(Charts and diagrams as code)
## Begin
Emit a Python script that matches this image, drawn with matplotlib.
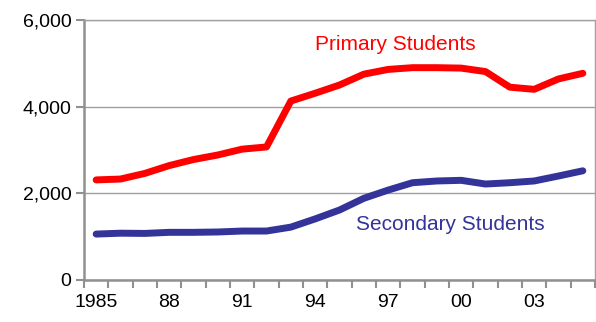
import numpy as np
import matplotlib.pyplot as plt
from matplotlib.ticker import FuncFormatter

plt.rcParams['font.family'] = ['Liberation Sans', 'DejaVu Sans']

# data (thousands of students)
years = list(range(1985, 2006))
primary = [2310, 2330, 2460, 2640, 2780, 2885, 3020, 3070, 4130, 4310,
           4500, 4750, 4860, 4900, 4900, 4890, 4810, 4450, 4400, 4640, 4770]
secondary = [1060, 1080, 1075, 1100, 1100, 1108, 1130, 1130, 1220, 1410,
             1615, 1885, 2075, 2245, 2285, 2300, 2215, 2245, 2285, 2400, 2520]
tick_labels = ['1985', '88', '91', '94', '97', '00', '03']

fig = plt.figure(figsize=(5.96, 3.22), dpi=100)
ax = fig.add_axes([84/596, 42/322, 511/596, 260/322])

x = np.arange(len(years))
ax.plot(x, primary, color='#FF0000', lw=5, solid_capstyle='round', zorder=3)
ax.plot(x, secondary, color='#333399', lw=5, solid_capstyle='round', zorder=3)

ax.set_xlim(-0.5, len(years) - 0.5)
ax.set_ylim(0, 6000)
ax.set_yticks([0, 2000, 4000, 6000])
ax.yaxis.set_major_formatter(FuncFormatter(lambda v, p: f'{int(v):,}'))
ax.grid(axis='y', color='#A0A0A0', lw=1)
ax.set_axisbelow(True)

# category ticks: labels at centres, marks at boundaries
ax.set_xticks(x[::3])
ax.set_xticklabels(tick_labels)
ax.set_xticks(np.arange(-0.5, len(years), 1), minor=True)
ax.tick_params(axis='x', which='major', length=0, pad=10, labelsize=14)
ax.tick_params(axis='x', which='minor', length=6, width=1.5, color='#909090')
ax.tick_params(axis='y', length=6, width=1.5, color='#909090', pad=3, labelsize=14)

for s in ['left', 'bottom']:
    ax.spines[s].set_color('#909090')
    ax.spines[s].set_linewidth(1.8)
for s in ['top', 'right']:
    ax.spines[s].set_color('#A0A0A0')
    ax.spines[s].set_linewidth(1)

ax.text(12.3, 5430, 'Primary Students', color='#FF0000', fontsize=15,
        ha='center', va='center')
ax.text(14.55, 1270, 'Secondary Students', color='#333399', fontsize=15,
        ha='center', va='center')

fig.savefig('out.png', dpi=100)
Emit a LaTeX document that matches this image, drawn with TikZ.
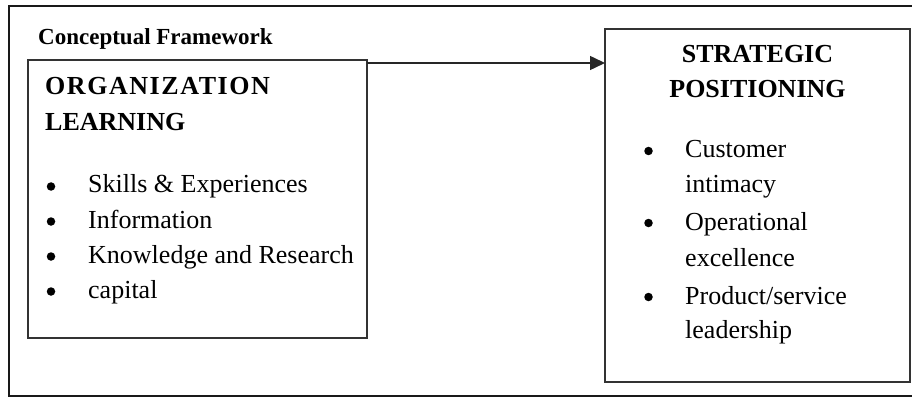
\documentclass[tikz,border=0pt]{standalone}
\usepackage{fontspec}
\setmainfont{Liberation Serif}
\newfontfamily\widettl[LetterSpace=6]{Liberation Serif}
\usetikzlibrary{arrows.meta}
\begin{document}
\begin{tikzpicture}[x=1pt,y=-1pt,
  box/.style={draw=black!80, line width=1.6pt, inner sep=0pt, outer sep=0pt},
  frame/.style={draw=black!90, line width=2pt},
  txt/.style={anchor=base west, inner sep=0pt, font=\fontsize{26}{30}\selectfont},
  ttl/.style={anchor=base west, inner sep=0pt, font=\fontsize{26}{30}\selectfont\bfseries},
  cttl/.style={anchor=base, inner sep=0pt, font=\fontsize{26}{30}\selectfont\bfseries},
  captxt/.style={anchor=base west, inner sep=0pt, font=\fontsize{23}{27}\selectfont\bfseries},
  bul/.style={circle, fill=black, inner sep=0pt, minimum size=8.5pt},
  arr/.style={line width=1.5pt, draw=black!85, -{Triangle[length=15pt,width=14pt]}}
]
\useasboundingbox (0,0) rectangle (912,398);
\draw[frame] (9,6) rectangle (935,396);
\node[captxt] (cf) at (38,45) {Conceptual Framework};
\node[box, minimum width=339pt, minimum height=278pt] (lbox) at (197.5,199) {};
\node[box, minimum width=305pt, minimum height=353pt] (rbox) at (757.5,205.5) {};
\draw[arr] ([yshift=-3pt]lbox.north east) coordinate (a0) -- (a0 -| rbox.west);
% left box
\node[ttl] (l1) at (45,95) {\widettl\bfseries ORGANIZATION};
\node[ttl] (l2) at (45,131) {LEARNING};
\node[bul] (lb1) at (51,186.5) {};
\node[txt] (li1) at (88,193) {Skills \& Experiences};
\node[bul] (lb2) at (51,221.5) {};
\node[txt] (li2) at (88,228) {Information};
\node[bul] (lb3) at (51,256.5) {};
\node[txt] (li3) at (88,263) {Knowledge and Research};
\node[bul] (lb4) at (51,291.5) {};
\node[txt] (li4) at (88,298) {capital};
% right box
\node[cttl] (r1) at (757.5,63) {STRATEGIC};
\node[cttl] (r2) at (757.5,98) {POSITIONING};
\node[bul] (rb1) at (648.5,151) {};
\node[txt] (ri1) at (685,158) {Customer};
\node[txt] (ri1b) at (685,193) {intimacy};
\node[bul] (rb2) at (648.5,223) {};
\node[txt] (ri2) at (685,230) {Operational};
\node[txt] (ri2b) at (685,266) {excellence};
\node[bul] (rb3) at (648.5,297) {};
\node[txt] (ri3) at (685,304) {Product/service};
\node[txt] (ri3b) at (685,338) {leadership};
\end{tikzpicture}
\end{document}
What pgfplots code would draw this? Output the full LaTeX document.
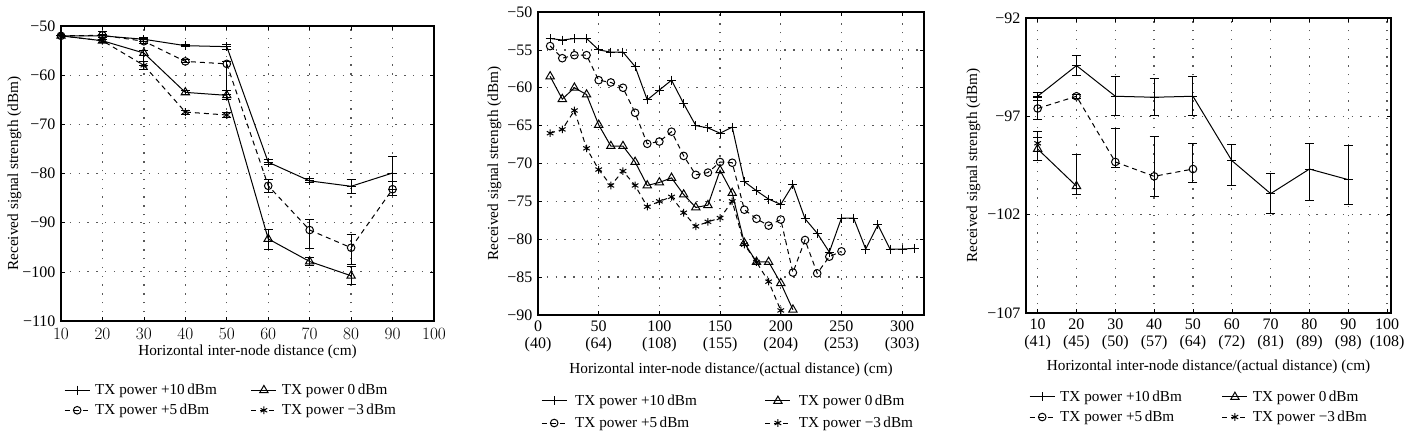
## End
◆ What you will do ◆
From the records given above, copy all lines containing "with".

◆ Exercise response ◆
Emit a Python script that matches this image, drawn with matplotlib.
Emit a LaTeX document that matches this image, drawn with TikZ.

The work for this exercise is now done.